Unlike Blood & Beauty, this shows us the Borgias through the eyes of those who served them, living in their shadow and carrying out their orders in the hope of lands and favour in return. Set in the years immediately around 1500, it focuses on a fictional character who is nevertheless so engaging and plausible that he could very well have been real (yes, a comparison with Lymond is unavoidable). While the key people and place are fictional, however, Shellabarger knows his Renaissance well, and the book is rich with Machiavellian realpolitik: ambition, half-truths, bluffs and double-bluffs. Alongside that there are the familiar motifs of the adventure novel, which in this case are much more subtle and successful than usual. We have daring disguises, secret identities and hair’s-breadth escapes, with a soupcon of romance: not the saccharine kind, but one involving two people of such charm and charisma that you genuinely believe they’d be drawn together. The whole thing feels like the kind of escapade that Sabatini might have dreamed up over a bottle of Barolo with Baldassare Castiglione. I will be coming back to it again; and again.
Part of the problem with Renaissance historical fiction, in general, is that it restricts itself to the same old class of characters: we find ourselves following members of the same families to and fro through the well-worn pathways of their lives. Shellabarger, however, introduces us to a man who has risen on his own merits as a soldier and who, consequently, still has to dirty his hands now and then with the less elegant aspects of Renaissance politics. We first meet Andrea Orsini in Venice, as an admirer of art and music: a handsome, suave and sophisticated gentleman.
He is in the process of completing his duties as a captain in Cesare Borgia’s service, before moving on to his new role as a Captain of Guards under Duke Ercole d’Este of Ferrara. The position fools no one: it is quite clear that Messer Andrea is to be a Borgia spy in Ferrara and that his purpose is to negotiate a marriage between Ercole’s son and heir, Alfonso, and Cesare’s much-bartered sister Lucrezia. The d’Estes are no fools: they don’t wish to publicly insult Cesare, but nor do they wish to welcome Andrea Orsini to Ferrara – which would be little better than bowing to the Borgia yoke. That would hurt their pride. Andrea Orsini, therefore, must be quietly disposed of.

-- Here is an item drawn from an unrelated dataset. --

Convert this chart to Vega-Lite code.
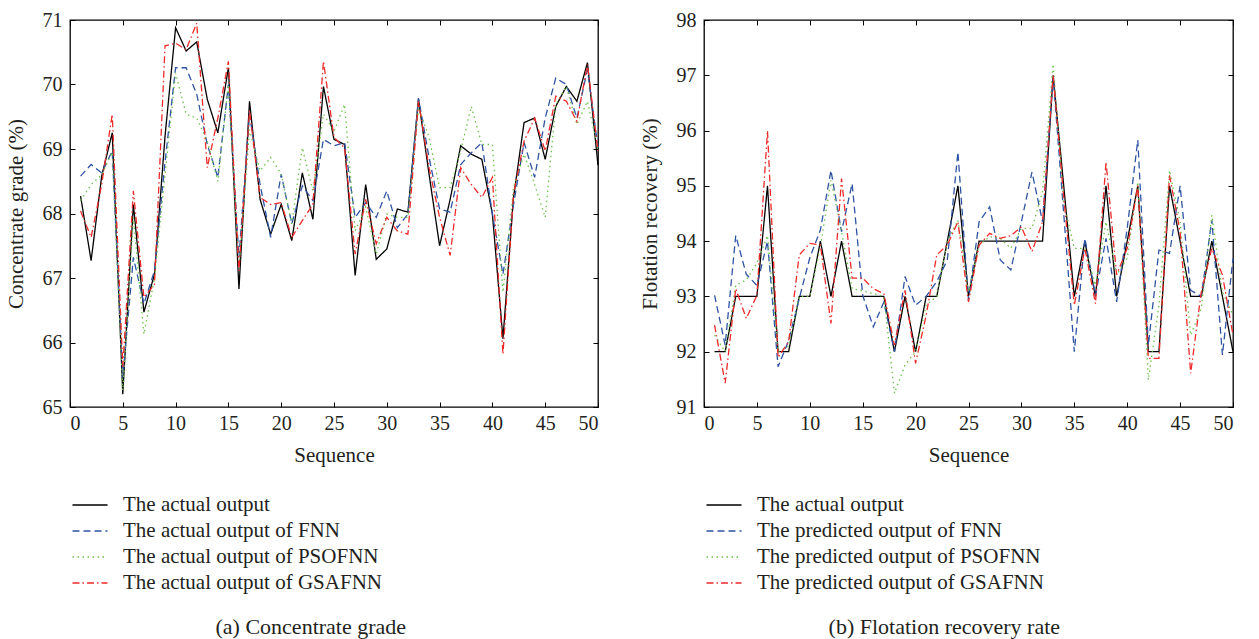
{
  "$schema": "https://vega.github.io/schema/vega-lite/v6.json",
  "padding": {"left": 4, "top": 9, "right": 5, "bottom": 0},
  "background": "white",
  "config": {
    "font": "Liberation Serif",
    "view": {"stroke": "#000", "strokeWidth": 1.3},
    "axis": {
      "labelFont": "Liberation Serif", "labelFontSize": 20, "labelColor": "#231f20",
      "titleFont": "Liberation Serif", "titleFontSize": 21, "titleFontWeight": "normal", "titleColor": "#231f20",
      "domain": false, "grid": false, "tickColor": "#000", "tickSize": -5, "tickWidth": 1
    },
    "legend": {"labelFont": "Liberation Serif", "labelFontSize": 21, "labelColor": "#231f20", "labelLimit": 0},
    "title": {"font": "Liberation Serif", "fontSize": 22, "fontWeight": "normal", "color": "#231f20"}
  },
  "resolve": {"scale": {"color": "independent", "strokeDash": "independent"}, "legend": {"color": "independent", "strokeDash": "independent"}},
  "datasets": {
    "grade": [
      {"seq":1,"a":68.27,"f":68.58,"p":68.2,"g":68.04},
      {"seq":2,"a":67.27,"f":68.76,"p":68.45,"g":67.63},
      {"seq":3,"a":68.58,"f":68.63,"p":68.6,"g":68.45},
      {"seq":4,"a":69.25,"f":68.97,"p":68.95,"g":69.54},
      {"seq":5,"a":65.2,"f":65.46,"p":65.26,"g":65.62},
      {"seq":6,"a":68.14,"f":67.32,"p":67.94,"g":68.35},
      {"seq":7,"a":66.47,"f":66.6,"p":66.13,"g":66.7},
      {"seq":8,"a":67.06,"f":67.11,"p":67.0,"g":66.9},
      {"seq":9,"a":69.2,"f":68.8,"p":68.6,"g":70.6},
      {"seq":10,"a":70.88,"f":70.26,"p":70.18,"g":70.64},
      {"seq":11,"a":70.52,"f":70.26,"p":69.54,"g":70.54},
      {"seq":12,"a":70.66,"f":69.85,"p":69.48,"g":70.95},
      {"seq":13,"a":69.77,"f":69.07,"p":69.12,"g":68.71},
      {"seq":14,"a":69.25,"f":68.56,"p":68.5,"g":69.48},
      {"seq":15,"a":70.26,"f":70.0,"p":70.0,"g":70.36},
      {"seq":16,"a":66.83,"f":67.32,"p":67.16,"g":67.11},
      {"seq":17,"a":69.74,"f":69.54,"p":69.3,"g":69.6},
      {"seq":18,"a":68.22,"f":68.45,"p":68.66,"g":68.25},
      {"seq":19,"a":67.68,"f":67.63,"p":68.87,"g":68.14},
      {"seq":20,"a":68.14,"f":68.61,"p":68.61,"g":68.17},
      {"seq":21,"a":67.58,"f":67.84,"p":67.84,"g":67.63},
      {"seq":22,"a":68.63,"f":68.43,"p":69.02,"g":67.89},
      {"seq":23,"a":67.91,"f":68.2,"p":68.35,"g":68.14},
      {"seq":24,"a":69.97,"f":69.15,"p":69.54,"g":70.36},
      {"seq":25,"a":69.15,"f":69.05,"p":69.28,"g":69.18},
      {"seq":26,"a":69.07,"f":69.1,"p":69.69,"g":69.02},
      {"seq":27,"a":67.04,"f":67.94,"p":67.73,"g":67.37},
      {"seq":28,"a":68.45,"f":68.17,"p":68.1,"g":68.22},
      {"seq":29,"a":67.29,"f":67.94,"p":67.37,"g":67.53},
      {"seq":30,"a":67.45,"f":68.35,"p":67.99,"g":67.94},
      {"seq":31,"a":68.07,"f":67.78,"p":67.94,"g":67.73},
      {"seq":32,"a":68.02,"f":67.99,"p":67.94,"g":67.68},
      {"seq":33,"a":69.77,"f":69.79,"p":69.64,"g":69.74},
      {"seq":34,"a":68.61,"f":68.87,"p":69.18,"g":68.71},
      {"seq":35,"a":67.5,"f":68.07,"p":68.4,"g":67.94},
      {"seq":36,"a":68.22,"f":68.02,"p":68.4,"g":67.35},
      {"seq":37,"a":69.05,"f":68.76,"p":68.97,"g":68.71},
      {"seq":38,"a":68.92,"f":68.94,"p":69.66,"g":68.45},
      {"seq":39,"a":68.84,"f":69.1,"p":69.07,"g":68.25},
      {"seq":40,"a":67.99,"f":67.99,"p":69.07,"g":68.56},
      {"seq":41,"a":66.06,"f":67.06,"p":66.78,"g":65.82},
      {"seq":42,"a":68.25,"f":68.14,"p":68.4,"g":68.3},
      {"seq":43,"a":69.41,"f":69.1,"p":68.92,"g":69.12},
      {"seq":44,"a":69.48,"f":68.56,"p":68.45,"g":69.48},
      {"seq":45,"a":68.84,"f":69.48,"p":67.94,"g":68.97},
      {"seq":46,"a":69.66,"f":70.1,"p":69.69,"g":69.82},
      {"seq":47,"a":69.97,"f":70.0,"p":69.97,"g":69.74},
      {"seq":48,"a":69.74,"f":69.48,"p":69.38,"g":69.43},
      {"seq":49,"a":70.34,"f":70.23,"p":69.74,"g":70.31},
      {"seq":50,"a":68.75,"f":69.02,"p":69.0,"g":68.97}
    ],
    "recovery": [
      {"seq":1,"a":92,"f":93.02,"p":92.3,"g":92.48},
      {"seq":2,"a":92,"f":92.12,"p":92.0,"g":91.43},
      {"seq":3,"a":93,"f":94.1,"p":93.2,"g":93.14},
      {"seq":4,"a":93,"f":93.4,"p":93.3,"g":92.6},
      {"seq":5,"a":93,"f":93.2,"p":93.6,"g":93.02},
      {"seq":6,"a":95,"f":94.0,"p":94.1,"g":96.0},
      {"seq":7,"a":92,"f":91.73,"p":92.0,"g":91.9},
      {"seq":8,"a":92,"f":92.2,"p":92.1,"g":92.18},
      {"seq":9,"a":93,"f":92.96,"p":93.0,"g":93.75},
      {"seq":10,"a":93,"f":93.7,"p":93.0,"g":93.96},
      {"seq":11,"a":94,"f":94.2,"p":93.9,"g":93.93},
      {"seq":12,"a":93,"f":95.28,"p":95.1,"g":92.51},
      {"seq":13,"a":94,"f":94.17,"p":94.17,"g":95.13},
      {"seq":14,"a":93,"f":95.04,"p":93.14,"g":93.33},
      {"seq":15,"a":93,"f":93.02,"p":93.1,"g":93.33},
      {"seq":16,"a":93,"f":92.45,"p":93.05,"g":93.14},
      {"seq":17,"a":93,"f":92.9,"p":93.0,"g":93.05},
      {"seq":18,"a":92,"f":92.0,"p":91.25,"g":92.12},
      {"seq":19,"a":93,"f":93.36,"p":91.76,"g":93.11},
      {"seq":20,"a":92,"f":92.84,"p":92.0,"g":91.79},
      {"seq":21,"a":93,"f":93.0,"p":92.84,"g":92.66},
      {"seq":22,"a":93,"f":93.27,"p":93.0,"g":93.75},
      {"seq":23,"a":94,"f":93.66,"p":94.0,"g":93.93},
      {"seq":24,"a":95,"f":95.61,"p":94.38,"g":94.35},
      {"seq":25,"a":93,"f":92.93,"p":93.08,"g":92.9},
      {"seq":26,"a":94,"f":94.35,"p":93.93,"g":93.93},
      {"seq":27,"a":94,"f":94.62,"p":94.08,"g":94.14},
      {"seq":28,"a":94,"f":93.66,"p":94.05,"g":94.05},
      {"seq":29,"a":94,"f":93.48,"p":93.87,"g":94.1},
      {"seq":30,"a":94,"f":94.35,"p":94.23,"g":94.26},
      {"seq":31,"a":94,"f":95.25,"p":94.23,"g":93.81},
      {"seq":32,"a":94,"f":94.35,"p":94.9,"g":94.35},
      {"seq":33,"a":97,"f":96.97,"p":97.2,"g":97.0},
      {"seq":34,"a":95,"f":94.5,"p":94.7,"g":94.8},
      {"seq":35,"a":93,"f":92.0,"p":93.87,"g":92.84},
      {"seq":36,"a":94,"f":94.05,"p":93.87,"g":93.87},
      {"seq":37,"a":93,"f":93.02,"p":93.2,"g":92.87},
      {"seq":38,"a":95,"f":94.05,"p":94.35,"g":95.43},
      {"seq":39,"a":93,"f":92.9,"p":93.39,"g":93.39},
      {"seq":40,"a":94,"f":94.23,"p":93.69,"g":93.87},
      {"seq":41,"a":95,"f":95.83,"p":95.07,"g":95.0},
      {"seq":42,"a":92,"f":92.12,"p":91.49,"g":91.88},
      {"seq":43,"a":92,"f":93.84,"p":92.84,"g":91.88},
      {"seq":44,"a":95,"f":93.78,"p":95.28,"g":95.19},
      {"seq":45,"a":94,"f":95.0,"p":94.35,"g":94.17},
      {"seq":46,"a":93,"f":93.11,"p":92.3,"g":91.61},
      {"seq":47,"a":93,"f":93.0,"p":92.78,"g":93.08},
      {"seq":48,"a":94,"f":94.38,"p":94.47,"g":93.87},
      {"seq":49,"a":93,"f":91.94,"p":93.08,"g":93.39},
      {"seq":50,"a":92,"f":93.69,"p":92.66,"g":92.3}
    ]
  },
  "spacing": 36,
  "hconcat": [
    {
      "width": 528, "height": 387,
      "data": {"name": "grade"},
      "title": {"text": "(a)  Concentrate grade", "orient": "bottom", "anchor": "middle", "frame": "bounds", "offset": 24, "dx": 8},
      "resolve": {"axis": {"x": "independent", "y": "independent"}},
      "layer": [
        {
          "transform": [{"fold": ["a", "f", "p", "g"], "as": ["key", "value"]}],
          "mark": {"type": "line", "strokeWidth": 1.3},
          "encoding": {
            "x": {"field": "seq", "type": "quantitative", "scale": {"domain": [0, 50], "nice": false},
                  "axis": {"values": [0,5,10,15,20,25,30,35,40,45,50], "title": "Sequence", "labelPadding": 11, "titlePadding": 11}},
            "y": {"field": "value", "type": "quantitative", "scale": {"domain": [65, 71], "nice": false, "zero": false},
                  "axis": {"values": [65,66,67,68,69,70,71], "title": "Concentrate grade (%)", "labelPadding": 13, "titlePadding": 16}},
            "color": {"field": "key", "type": "nominal",
              "scale": {"domain": ["a", "f", "p", "g"], "range": ["#000000", "#2f53a3", "#6cc24a", "#ee2a2a"]},
              "legend": {"orient": "none", "legendX": 9, "legendY": 474, "title": null, "symbolType": "M-1.75,0H1.75", "symbolSize": 400, "symbolStrokeWidth": 1.5, "labelOffset": 22, "rowPadding": 5, "direction": "vertical",
                "labelExpr": "{'a':'The actual output','f':'The actual output of FNN','p':'The actual output of PSOFNN','g':'The actual output of GSAFNN'}[datum.value]"}},
            "strokeDash": {"field": "key", "type": "nominal",
              "scale": {"domain": ["a", "f", "p", "g"], "range": [[1, 0], [7, 4], [1.5, 3.5], [7, 3, 1.5, 3]]},
              "legend": {"orient": "none", "legendX": 9, "legendY": 474, "title": null, "symbolType": "M-1.75,0H1.75", "symbolSize": 400, "symbolStrokeWidth": 1.5, "labelOffset": 22, "rowPadding": 5, "direction": "vertical",
                "labelExpr": "{'a':'The actual output','f':'The actual output of FNN','p':'The actual output of PSOFNN','g':'The actual output of GSAFNN'}[datum.value]"}}
          }
        },
        {
          "mark": {"type": "line", "opacity": 0},
          "encoding": {
            "x": {"field": "seq", "type": "quantitative", "scale": {"domain": [0, 50], "nice": false},
                  "axis": {"orient": "top", "values": [0,5,10,15,20,25,30,35,40,45,50], "labels": false, "title": null}},
            "y": {"field": "a", "type": "quantitative", "scale": {"domain": [65, 71], "nice": false, "zero": false},
                  "axis": {"orient": "right", "values": [65,66,67,68,69,70,71], "labels": false, "title": null}}
          }
        }
      ]
    },
    {
      "width": 529, "height": 387,
      "data": {"name": "recovery"},
      "title": {"text": "(b)  Flotation recovery rate", "orient": "bottom", "anchor": "middle", "frame": "bounds", "offset": 24, "dx": 7},
      "resolve": {"axis": {"x": "independent", "y": "independent"}},
      "layer": [
        {
          "transform": [{"fold": ["a", "f", "p", "g"], "as": ["key", "value"]}],
          "mark": {"type": "line", "strokeWidth": 1.3},
          "encoding": {
            "x": {"field": "seq", "type": "quantitative", "scale": {"domain": [0, 50], "nice": false},
                  "axis": {"values": [0,5,10,15,20,25,30,35,40,45,50], "title": "Sequence", "labelPadding": 11, "titlePadding": 11}},
            "y": {"field": "value", "type": "quantitative", "scale": {"domain": [91, 98], "nice": false, "zero": false},
                  "axis": {"values": [91,92,93,94,95,96,97,98], "title": "Flotation recovery (%)", "labelPadding": 13, "titlePadding": 16}},
            "color": {"field": "key", "type": "nominal",
              "scale": {"domain": ["a", "f", "p", "g"], "range": ["#000000", "#2f53a3", "#6cc24a", "#ee2a2a"]},
              "legend": {"orient": "none", "legendX": 9, "legendY": 474, "title": null, "symbolType": "M-1.75,0H1.75", "symbolSize": 400, "symbolStrokeWidth": 1.5, "labelOffset": 22, "rowPadding": 5, "direction": "vertical",
                "labelExpr": "{'a':'The actual output','f':'The predicted output of FNN','p':'The predicted output of PSOFNN','g':'The predicted output of GSAFNN'}[datum.value]"}},
            "strokeDash": {"field": "key", "type": "nominal",
              "scale": {"domain": ["a", "f", "p", "g"], "range": [[1, 0], [7, 4], [1.5, 3.5], [7, 3, 1.5, 3]]},
              "legend": {"orient": "none", "legendX": 9, "legendY": 474, "title": null, "symbolType": "M-1.75,0H1.75", "symbolSize": 400, "symbolStrokeWidth": 1.5, "labelOffset": 22, "rowPadding": 5, "direction": "vertical",
                "labelExpr": "{'a':'The actual output','f':'The predicted output of FNN','p':'The predicted output of PSOFNN','g':'The predicted output of GSAFNN'}[datum.value]"}}
          }
        },
        {
          "mark": {"type": "line", "opacity": 0},
          "encoding": {
            "x": {"field": "seq", "type": "quantitative", "scale": {"domain": [0, 50], "nice": false},
                  "axis": {"orient": "top", "values": [0,5,10,15,20,25,30,35,40,45,50], "labels": false, "title": null}},
            "y": {"field": "a", "type": "quantitative", "scale": {"domain": [91, 98], "nice": false, "zero": false},
                  "axis": {"orient": "right", "values": [91,92,93,94,95,96,97,98], "labels": false, "title": null}}
          }
        }
      ]
    }
  ]
}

They decide to solve the problem in the usual way but, unfortunately for the d’Este family, a quick death and an obscure disappearance in the Grand Canal don’t fit with Andrea’s own plans. Instead, utilising his quick wits and brute force, he manages to make an ally of the man hired to kill him – the fencing master and assassin Mario Belli. Together they head to Ferrara, where Andrea begins his embassy, spurred on by a promise made to him by Cesare. If he succeeds, he will be installed as lord of the little Marche hill-town, Città del Monte (as soon as Cesare takes it), with its present lady, the beautiful Camilla degli Baglione, as his wife.
But these are shifting times. For all his virtù, Andrea will soon discover that Fortune is a fickle mistress and the favour of the Borgia family is no less variable. He will have to start to make choices between honour and success; between policy and personal desire; and even between renown and love. In a world where nothing is quite what it seems, it will take all his imagination and resourcefulness to stay alive.
‘I have rarely met anyone more finished. But think: a soldier who knows art, a Neapolitan who speaks like a Florentine, an Orsini unrelated to the Orsini, a servant of the Borgia in the service of the Borgia’s enemies. A contradiction. He has too many faces.’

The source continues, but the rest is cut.